Logging still goes on in British Columbia where nature lovers would prefer it didn’t, but rather than bemoan the decision from afar, photographer TJ Watt goes and looks for the best arguments for forest protection—giant, ancient trees.
Ever since he was 19, Watt has been trekking across the verdant landscapes of his home to look for the oldest trees he can, but on a recent trip to Flores Island in Clayoquot Sound, he has found one of the largest, oldest trees in the country.
“No tree has blown me away more than this one,” he told CBC News. “It literally is a wall of wood.”
Found on Ahousaht First Nation land, the tree is a Western red cedar, sometimes called redcedar because it’s not actually a cedar tree.
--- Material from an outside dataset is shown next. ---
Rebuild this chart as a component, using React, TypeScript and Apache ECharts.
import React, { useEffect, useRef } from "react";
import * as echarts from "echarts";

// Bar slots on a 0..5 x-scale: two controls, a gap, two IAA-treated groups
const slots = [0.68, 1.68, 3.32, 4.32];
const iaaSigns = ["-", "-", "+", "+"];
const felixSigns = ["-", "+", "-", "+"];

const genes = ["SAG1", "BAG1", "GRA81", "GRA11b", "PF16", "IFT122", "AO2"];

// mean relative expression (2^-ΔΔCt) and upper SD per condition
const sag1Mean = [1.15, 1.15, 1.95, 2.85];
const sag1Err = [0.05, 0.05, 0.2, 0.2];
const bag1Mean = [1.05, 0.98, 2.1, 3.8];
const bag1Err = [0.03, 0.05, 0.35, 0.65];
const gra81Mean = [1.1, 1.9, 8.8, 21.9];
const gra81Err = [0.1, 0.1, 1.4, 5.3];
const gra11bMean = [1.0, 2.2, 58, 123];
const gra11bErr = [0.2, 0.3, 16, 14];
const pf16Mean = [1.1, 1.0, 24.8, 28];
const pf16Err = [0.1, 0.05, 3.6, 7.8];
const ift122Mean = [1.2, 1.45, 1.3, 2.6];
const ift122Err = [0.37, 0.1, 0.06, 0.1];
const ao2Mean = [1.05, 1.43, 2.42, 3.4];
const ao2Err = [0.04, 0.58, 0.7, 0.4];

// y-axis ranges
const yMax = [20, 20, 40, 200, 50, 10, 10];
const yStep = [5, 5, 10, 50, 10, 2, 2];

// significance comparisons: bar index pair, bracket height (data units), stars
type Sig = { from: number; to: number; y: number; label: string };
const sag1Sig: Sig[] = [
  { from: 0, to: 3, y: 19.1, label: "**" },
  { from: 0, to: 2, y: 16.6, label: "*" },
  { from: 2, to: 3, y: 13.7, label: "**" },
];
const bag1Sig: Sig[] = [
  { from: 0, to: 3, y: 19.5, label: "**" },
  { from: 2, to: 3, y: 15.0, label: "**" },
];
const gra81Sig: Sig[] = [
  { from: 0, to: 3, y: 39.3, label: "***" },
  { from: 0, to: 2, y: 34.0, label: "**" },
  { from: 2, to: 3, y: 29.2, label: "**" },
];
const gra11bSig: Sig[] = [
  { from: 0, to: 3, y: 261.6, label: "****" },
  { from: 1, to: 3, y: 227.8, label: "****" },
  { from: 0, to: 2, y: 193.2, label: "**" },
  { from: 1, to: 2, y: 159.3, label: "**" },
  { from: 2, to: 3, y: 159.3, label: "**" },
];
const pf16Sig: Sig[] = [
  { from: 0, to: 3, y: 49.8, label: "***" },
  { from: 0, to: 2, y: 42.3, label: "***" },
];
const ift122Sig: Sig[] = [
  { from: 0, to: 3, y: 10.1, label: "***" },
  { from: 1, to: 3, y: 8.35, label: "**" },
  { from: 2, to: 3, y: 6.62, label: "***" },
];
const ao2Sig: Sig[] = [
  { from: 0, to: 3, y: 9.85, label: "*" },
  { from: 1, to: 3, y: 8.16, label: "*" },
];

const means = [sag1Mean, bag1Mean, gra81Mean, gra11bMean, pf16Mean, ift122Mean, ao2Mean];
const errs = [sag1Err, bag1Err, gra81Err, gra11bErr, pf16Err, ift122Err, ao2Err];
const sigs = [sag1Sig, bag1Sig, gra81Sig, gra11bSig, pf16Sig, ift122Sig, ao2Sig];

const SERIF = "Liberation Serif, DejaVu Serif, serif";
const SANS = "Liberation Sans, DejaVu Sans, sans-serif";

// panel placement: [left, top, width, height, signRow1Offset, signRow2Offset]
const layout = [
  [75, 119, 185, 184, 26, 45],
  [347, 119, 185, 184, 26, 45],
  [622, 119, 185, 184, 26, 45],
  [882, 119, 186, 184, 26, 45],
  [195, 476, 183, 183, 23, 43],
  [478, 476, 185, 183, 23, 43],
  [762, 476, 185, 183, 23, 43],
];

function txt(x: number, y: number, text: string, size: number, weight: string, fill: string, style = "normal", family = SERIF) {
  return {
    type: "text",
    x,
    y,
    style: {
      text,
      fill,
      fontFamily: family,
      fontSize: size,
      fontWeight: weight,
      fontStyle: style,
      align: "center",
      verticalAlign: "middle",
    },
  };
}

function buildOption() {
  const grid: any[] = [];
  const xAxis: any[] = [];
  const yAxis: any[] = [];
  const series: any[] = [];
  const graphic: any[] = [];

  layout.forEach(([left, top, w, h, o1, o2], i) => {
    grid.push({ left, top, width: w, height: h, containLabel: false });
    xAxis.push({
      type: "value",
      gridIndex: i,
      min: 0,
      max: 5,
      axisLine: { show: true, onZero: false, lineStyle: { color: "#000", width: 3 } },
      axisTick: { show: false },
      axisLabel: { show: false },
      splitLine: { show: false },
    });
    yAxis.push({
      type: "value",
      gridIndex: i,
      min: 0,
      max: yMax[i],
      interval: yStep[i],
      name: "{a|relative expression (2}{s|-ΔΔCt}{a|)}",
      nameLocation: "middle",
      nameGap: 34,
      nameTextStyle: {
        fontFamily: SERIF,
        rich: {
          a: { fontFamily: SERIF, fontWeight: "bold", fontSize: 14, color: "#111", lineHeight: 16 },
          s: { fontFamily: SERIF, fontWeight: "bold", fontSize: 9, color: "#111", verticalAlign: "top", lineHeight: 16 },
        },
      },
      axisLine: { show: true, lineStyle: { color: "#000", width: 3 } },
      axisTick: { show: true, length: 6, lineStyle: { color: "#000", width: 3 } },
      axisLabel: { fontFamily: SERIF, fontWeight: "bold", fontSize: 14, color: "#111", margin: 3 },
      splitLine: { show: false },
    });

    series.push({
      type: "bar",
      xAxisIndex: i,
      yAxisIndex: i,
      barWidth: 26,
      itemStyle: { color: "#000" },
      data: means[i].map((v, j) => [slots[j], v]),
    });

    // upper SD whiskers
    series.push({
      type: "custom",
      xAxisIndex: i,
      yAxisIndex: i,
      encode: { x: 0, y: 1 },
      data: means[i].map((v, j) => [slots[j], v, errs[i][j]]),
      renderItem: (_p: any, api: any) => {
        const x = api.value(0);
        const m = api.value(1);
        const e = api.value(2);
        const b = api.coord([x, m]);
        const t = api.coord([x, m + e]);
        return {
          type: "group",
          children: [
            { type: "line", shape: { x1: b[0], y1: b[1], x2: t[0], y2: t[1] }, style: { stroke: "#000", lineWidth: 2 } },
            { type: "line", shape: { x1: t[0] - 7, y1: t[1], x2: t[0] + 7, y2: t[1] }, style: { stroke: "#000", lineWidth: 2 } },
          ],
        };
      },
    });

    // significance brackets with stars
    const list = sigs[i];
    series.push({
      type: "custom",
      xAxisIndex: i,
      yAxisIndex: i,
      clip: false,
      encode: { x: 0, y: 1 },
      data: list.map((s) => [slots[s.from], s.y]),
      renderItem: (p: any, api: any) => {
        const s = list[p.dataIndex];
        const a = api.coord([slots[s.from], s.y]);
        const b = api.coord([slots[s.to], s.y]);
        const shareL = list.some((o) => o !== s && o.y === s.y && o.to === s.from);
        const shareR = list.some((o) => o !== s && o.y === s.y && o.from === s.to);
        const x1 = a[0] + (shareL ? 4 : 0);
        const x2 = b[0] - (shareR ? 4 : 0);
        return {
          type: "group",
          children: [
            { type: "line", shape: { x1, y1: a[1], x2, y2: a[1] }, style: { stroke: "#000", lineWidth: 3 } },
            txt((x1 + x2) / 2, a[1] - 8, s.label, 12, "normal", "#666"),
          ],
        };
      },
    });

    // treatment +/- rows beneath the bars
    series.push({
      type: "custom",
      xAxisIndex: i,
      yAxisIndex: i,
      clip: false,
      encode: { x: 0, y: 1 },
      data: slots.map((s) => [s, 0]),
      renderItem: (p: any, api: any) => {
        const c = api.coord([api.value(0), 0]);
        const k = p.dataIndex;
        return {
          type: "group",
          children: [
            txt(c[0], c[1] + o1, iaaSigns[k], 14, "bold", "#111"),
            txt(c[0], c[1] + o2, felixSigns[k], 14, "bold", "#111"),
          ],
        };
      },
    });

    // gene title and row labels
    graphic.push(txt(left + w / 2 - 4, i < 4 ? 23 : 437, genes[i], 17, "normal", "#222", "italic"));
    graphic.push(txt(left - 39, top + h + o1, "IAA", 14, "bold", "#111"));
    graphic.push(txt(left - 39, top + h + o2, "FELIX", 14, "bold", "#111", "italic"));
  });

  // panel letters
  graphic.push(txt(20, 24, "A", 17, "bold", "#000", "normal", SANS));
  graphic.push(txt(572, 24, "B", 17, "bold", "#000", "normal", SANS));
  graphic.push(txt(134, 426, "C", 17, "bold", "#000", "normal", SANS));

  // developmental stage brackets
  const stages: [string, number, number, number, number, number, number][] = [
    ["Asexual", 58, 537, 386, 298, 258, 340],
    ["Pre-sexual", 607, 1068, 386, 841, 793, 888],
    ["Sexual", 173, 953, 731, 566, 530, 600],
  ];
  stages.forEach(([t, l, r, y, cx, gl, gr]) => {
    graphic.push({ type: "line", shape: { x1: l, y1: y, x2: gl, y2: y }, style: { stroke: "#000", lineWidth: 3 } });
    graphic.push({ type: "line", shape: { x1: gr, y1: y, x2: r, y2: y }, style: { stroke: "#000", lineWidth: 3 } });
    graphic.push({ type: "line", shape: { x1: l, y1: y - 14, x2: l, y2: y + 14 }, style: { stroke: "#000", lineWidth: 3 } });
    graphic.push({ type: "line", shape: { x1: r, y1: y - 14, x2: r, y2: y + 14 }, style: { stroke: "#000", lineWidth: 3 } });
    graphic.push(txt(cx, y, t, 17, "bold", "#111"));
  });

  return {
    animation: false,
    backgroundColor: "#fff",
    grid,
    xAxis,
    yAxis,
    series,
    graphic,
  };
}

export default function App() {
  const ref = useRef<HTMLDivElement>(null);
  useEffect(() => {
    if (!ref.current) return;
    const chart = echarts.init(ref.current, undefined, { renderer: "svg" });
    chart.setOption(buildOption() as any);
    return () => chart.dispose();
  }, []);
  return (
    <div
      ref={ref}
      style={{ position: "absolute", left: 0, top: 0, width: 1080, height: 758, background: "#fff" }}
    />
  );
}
It’s estimated to be 1,000 years old, with a width at its base of 5 meters (16.5 feet), and a height of 45 meters (147 feet.)
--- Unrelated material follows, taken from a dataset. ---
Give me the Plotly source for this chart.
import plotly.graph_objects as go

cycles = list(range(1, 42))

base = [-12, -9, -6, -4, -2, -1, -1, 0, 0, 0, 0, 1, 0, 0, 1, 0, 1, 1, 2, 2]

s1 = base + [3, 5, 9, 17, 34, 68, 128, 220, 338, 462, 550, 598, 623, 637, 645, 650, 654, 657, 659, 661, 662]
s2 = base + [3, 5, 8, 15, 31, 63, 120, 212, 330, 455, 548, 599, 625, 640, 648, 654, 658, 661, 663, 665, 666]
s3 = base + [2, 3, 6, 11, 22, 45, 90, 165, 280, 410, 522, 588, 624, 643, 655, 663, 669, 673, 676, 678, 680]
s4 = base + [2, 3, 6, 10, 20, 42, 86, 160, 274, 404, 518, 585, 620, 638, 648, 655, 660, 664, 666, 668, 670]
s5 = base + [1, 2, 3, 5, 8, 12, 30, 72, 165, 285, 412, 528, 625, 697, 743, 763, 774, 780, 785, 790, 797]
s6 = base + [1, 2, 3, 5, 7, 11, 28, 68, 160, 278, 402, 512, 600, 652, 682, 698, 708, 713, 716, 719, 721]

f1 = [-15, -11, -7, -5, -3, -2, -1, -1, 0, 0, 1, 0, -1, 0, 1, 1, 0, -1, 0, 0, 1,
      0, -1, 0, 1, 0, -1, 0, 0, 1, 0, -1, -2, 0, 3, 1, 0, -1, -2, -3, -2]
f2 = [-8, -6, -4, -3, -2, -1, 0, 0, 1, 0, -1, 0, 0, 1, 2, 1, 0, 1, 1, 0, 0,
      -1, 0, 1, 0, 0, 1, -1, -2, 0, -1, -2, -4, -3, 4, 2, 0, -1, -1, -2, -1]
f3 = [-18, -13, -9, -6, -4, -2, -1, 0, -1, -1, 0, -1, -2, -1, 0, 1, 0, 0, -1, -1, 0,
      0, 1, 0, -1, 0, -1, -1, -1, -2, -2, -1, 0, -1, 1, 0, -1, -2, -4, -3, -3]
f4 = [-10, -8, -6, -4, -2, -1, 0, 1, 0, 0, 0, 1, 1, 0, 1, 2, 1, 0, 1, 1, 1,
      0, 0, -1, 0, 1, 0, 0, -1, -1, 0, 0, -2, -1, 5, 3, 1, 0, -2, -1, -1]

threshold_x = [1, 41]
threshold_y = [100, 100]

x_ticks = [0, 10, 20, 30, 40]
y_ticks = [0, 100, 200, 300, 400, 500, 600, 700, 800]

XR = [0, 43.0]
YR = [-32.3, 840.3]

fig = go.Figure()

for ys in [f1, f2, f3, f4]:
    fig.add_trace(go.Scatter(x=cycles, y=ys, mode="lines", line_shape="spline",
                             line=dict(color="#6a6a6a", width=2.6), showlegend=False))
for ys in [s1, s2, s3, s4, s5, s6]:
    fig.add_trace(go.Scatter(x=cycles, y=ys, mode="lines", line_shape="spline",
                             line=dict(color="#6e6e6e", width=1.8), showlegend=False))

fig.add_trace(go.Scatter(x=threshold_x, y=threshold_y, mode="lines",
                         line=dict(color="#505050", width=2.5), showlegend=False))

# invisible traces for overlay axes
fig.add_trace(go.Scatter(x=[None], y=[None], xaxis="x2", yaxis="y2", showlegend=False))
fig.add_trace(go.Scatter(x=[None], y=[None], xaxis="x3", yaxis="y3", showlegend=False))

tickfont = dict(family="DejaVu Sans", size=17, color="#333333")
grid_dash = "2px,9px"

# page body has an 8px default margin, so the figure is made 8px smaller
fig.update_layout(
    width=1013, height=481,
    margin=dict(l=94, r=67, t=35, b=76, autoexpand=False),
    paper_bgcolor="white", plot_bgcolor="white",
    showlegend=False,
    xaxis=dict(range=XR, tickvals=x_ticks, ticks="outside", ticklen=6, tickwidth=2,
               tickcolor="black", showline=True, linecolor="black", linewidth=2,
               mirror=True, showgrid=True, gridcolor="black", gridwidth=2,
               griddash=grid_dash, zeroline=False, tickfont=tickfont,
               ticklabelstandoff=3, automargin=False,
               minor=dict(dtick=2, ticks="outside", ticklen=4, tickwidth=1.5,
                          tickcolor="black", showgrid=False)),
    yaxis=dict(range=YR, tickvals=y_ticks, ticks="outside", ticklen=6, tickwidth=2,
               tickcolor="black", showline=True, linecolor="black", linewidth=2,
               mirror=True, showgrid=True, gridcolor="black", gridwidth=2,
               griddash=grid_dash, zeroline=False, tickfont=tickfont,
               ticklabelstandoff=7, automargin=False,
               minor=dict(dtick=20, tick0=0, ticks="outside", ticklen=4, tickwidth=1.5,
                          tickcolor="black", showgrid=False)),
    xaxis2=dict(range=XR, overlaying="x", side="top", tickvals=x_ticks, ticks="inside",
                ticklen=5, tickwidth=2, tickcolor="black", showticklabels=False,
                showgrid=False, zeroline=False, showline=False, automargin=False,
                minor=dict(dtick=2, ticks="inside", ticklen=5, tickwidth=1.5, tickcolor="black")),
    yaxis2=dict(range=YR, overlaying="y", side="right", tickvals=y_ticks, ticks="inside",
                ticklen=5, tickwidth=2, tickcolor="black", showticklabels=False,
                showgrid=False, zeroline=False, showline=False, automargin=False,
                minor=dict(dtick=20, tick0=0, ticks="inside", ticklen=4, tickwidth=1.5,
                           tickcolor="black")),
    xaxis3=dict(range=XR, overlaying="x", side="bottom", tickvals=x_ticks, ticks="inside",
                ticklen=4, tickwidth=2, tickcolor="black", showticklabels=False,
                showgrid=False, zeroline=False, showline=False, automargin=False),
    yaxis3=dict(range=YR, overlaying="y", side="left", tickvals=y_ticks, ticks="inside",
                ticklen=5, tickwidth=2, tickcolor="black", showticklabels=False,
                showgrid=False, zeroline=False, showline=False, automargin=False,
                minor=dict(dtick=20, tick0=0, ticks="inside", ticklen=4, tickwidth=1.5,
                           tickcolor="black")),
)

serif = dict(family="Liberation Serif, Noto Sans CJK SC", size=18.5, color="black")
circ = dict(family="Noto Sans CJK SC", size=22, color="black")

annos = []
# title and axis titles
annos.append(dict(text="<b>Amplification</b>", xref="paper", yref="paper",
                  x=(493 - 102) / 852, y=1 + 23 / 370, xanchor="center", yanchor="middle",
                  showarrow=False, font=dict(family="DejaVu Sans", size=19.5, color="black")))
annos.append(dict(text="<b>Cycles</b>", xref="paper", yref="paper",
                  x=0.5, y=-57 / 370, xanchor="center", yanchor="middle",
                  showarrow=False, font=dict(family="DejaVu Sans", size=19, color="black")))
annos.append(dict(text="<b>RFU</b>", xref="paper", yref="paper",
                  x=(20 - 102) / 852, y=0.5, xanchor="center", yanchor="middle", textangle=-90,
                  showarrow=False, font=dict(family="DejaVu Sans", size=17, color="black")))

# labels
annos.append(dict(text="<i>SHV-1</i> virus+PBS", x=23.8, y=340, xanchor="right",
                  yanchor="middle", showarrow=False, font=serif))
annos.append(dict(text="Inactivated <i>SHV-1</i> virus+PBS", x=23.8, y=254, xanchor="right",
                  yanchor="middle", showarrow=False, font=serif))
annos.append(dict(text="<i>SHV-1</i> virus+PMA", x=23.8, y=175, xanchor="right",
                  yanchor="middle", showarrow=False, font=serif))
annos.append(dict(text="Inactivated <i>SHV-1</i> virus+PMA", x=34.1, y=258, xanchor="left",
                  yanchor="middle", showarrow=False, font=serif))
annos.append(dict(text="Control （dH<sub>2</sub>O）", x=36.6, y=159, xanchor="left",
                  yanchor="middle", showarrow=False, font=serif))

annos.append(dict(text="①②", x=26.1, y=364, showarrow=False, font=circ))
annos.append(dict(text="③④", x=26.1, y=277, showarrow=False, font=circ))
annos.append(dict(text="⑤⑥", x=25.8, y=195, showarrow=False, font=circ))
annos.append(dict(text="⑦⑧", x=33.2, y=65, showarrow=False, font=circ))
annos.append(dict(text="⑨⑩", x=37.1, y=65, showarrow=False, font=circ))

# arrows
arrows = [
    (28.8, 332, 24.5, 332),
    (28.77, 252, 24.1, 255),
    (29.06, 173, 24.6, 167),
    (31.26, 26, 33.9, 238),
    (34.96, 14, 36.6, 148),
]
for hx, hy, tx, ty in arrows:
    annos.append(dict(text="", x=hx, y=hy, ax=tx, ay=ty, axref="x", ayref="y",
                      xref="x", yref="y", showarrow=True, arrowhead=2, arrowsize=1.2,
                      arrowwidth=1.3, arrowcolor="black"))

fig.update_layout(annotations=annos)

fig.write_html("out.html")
The tree has been nicknamed “The Wall” or “ʔiiḥaq ḥumiis,” meaning “big redcedar” in the Nuu-chah-nulth language
“Unlike most other trees, it actually gets wider as it goes up,” said Watt. “It’s really the highlight of my life to come across something this spectacular.”
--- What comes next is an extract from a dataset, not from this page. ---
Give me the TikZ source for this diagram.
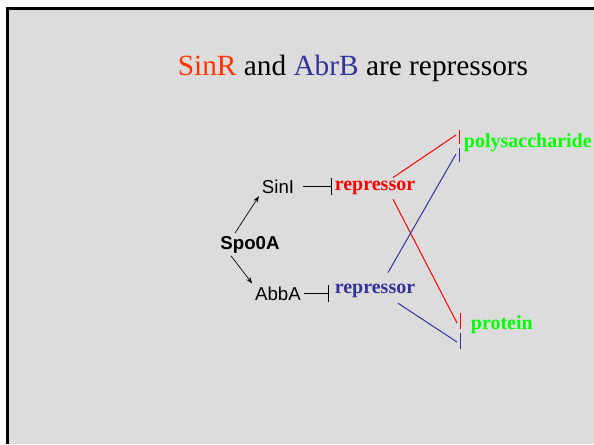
\documentclass[tikz,border=0pt]{standalone}
\usepackage{fontspec}
\setmainfont{Liberation Serif}
\setsansfont{Liberation Sans}
\usetikzlibrary{calc,arrows.meta}
\definecolor{slidebg}{RGB}{220,220,220}
\definecolor{sinred}{RGB}{255,51,0}
\definecolor{repred}{RGB}{255,0,0}
\definecolor{abrblue}{RGB}{51,51,153}
\definecolor{prodgreen}{RGB}{0,255,0}
\tikzset{
	gene/.style={draw=none,anchor=base,inner sep=2pt,font=\sffamily\fontsize{14}{16}\selectfont},
	master/.style={gene,font=\sffamily\bfseries\fontsize{14}{16}\selectfont},
	rep/.style={draw=none,anchor=base,inner sep=2pt,font=\bfseries\fontsize{15}{18}\selectfont},
	product/.style={rep,anchor=base west,text=prodgreen},
	headline/.style={anchor=base,font=\fontsize{22}{26}\selectfont},
	directed/.style={arrows={-Stealth[length=5pt,width=3.5pt]},line width=0.5pt},
	inhibit/.style={arrows={-Bar[width=12.5pt]},line width=0.6pt},
	redline/.style={draw=repred,line width=0.75pt},
	blueline/.style={draw=abrblue,line width=0.75pt}
	}

\begin{document}
\begin{tikzpicture}[x=0.75pt,y=-0.75pt]
		\useasboundingbox (0,0) rectangle (594,444);
		\fill[white] (0,0) rectangle (594,444);
		\fill[slidebg] (7.5,8) rectangle (594,444);
		\draw[line width=2.25pt] (7.5,444) -- (7.5,8) -- (594,8);

		\node[headline] (title) at (353,75) {\textcolor{sinred}{SinR} and \textcolor{abrblue}{AbrB} are repressors};

		\node[master] (spo) at (250,249) {Spo0A};
		\node[gene] (sinI) at (278,193) {SinI};
		\node[gene] (abbA) at (278,300) {AbbA};
		\node[rep,text=repred] (repR) at (375,190) {repressor};
		\node[rep,text=abrblue] (repB) at (375,293) {repressor};
		\node[product] (poly) at (461,147) {polysaccharide};
		\node[product] (prot) at (468,329) {protein};

		\coordinate (pR) at (459,137);
		\coordinate (pB) at (459,155);
		\coordinate (qR) at (460,321);
		\coordinate (qB) at (460,341);

		\draw[directed] ([shift={(-15,0)}]spo.north) -- (sinI.south west);
		\draw[directed] ([shift={(-19,0)}]spo.south) -- (abbA.north west);
		\draw[inhibit,shorten <=4.5pt] (sinI.east) -- (sinI.east -| repR.west);
		\draw[inhibit,shorten >=2.25pt] (abbA.east) -- (abbA.east -| repB.west);

		\draw[redline] ([shift={(18,0)}]repR.north) -- ([shift={(-3,-2)}]pR);
		\draw[redline] ([shift={(18,2)}]repR.south) -- ([shift={(-3,2)}]qR);
		\draw[blueline] ([shift={(13,-8)}]repB.north) -- ([shift={(-3,-1)}]pB);
		\draw[blueline] ([shift={(23,3)}]repB.south) -- ([shift={(-3,1)}]qB);
		%\draw[redline] (repR) -- (poly);
		\draw[redline] (pR) ++(0,-7) -- ++(0,14);
		\draw[blueline] (pB) ++(0,-7) -- ++(0,14);
		\draw[redline] (qR) ++(0,-8) -- ++(0,16);
		\draw[blueline] (qB) ++(0,-8) -- ++(0,16);
	\end{tikzpicture}
\end{document}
Ancient, large trees like this one are ecosystems unto themselves, and provide the forests they live in with a wealth of genetic information on how to survive diseases, pests, drought, storms, and more, as they continually produce or pollinate offspring.
The Ahousaht Nation is using the giant tree as a reminder to those seeking eco-tourism excursions in the Clayoquot Sound, recognized by UNESCO as a Biosphere Reserve, that the forests hold many awe-inspiring surprises.
This tree is located in a forest that’s ineligible for logging, which hopefully means it will enrich the forest for centuries to come.